Goldman Sachs said that “the SEC’s charges are completely unfounded in law and fact and we will vigorously contest them and defend the firm and its reputation.”
Goldman Sachs shares fell 13% following the announcement, wiping out $12 billion of shareholder value. Shares of Deutsche Bank, another big player in the structured securities markets of the bubble era, slid 8%.
“This litigation exposes the cynical, savage culture of Wall Street that allows a dealer to commit fraud on one customer to benefit another,” Chris Whalen, a bank analyst at Institutional Risk Analytics, said in a note to clients Friday.
Khuzami said the case was the first brought by a new SEC division investigating the abuses of structured products such as CDOs in the credit crisis. He said the investigation continues but declined to comment further.
“We continue to examine structured products that played a role in the financial crisis,” Khuzami said in a phone call with reporters. “We are moving across the entire spectrum of products, entities and investors that might have been involved.”
The SEC alleged that Paulson & Co. paid Goldman Sachs approximately $15 million for structuring and marketing the deal, known as Abacus 2007-AC1.
Khuzami said Paulson wasn’t charged because, unlike Goldman Sachs, which sold the securities to investors, it didn’t have a duty to fully disclose conflicts to other investors.

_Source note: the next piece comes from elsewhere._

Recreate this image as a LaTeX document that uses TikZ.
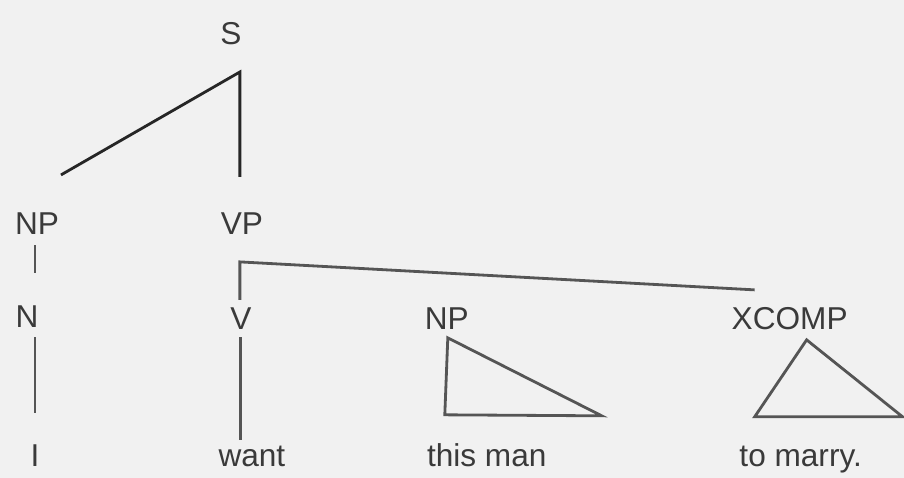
\documentclass[tikz,border=0pt]{standalone}
\usepackage{fontspec}
\setmainfont{Liberation Sans}
\definecolor{paper}{HTML}{F1F1F1}
\definecolor{ink}{HTML}{3A3A3A}
\definecolor{lineink}{HTML}{555555}
\begin{document}
\begin{tikzpicture}[
					x=0.02cm,y=-0.02cm,
					lbl/.style={anchor=base,inner sep=0pt,text=ink,font=\fontsize{18}{20}\selectfont},
					sline/.style={draw=black!85,line width=1.6pt},
					tline/.style={draw=lineink,line width=1.6pt}
					]
					\fill[paper] (0,0) rectangle (904,478);
					% labels, placed on their baselines
					\foreach \nm/\x/\y/\txt in {s/231/45/S,np/37/235/NP,vp/242/235/VP,
						n/27/328/N,v/241/330/V,obj/447/330/NP,xc/790/330/XCOMP,
						i/35/467/I,want/252/467/want,man/487/467/this man,marry/801/467/to marry.}{
						\node[lbl] (\nm) at (\x,\y) {\txt};
					}
					% branch ends
					\coordinate (s-j) at (240,72);
					\coordinate (np-j) at (61,175);
					\coordinate (vp-j) at (240,177);
					\coordinate (vp-k) at (240,262);
					\coordinate (v-j) at (240,300);
					\coordinate (xc-j) at (755,290);
					\draw[sline] (np-j) -- (s-j) -- (vp-j);
					\draw[tline] (v-j) -- (vp-k) -- (xc-j);
					\draw[tline] (np.south -| i) ++(0,10) -- ++(0,28);
					\draw[tline] (n.south -| i) ++(0,9) -- ++(0,76);
					\draw[tline] (v.south) ++(0,7) -- ++(0,103);
					% triangles
					\draw[tline] (448,338) -- (445,415) -- (602,416) -- cycle;
					\draw[tline] (807,340) -- (755,417) -- (903,417) -- cycle;
				\end{tikzpicture}
\end{document}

A CDO is a financial instrument backed by pool of assets, usually loans or bonds. In this case, the instrument in question is a so-called synthetic CDO — which is backed not by actual loans but by a portfolio of credit default swaps referencing residential mortgage-backed securities.
While many CDO deals performed poorly, particularly in the latter stages of the housing bubble, the Abacus CDO at the center of this case blew up particularly quickly.
Within six months of the deal’s closing, 83% of the residential mortgage-backed securities in the portfolio had been downgraded, the SEC said. Within nine months, 99% had been downgraded reported Colin Barr, senior writer for Fortune magazine.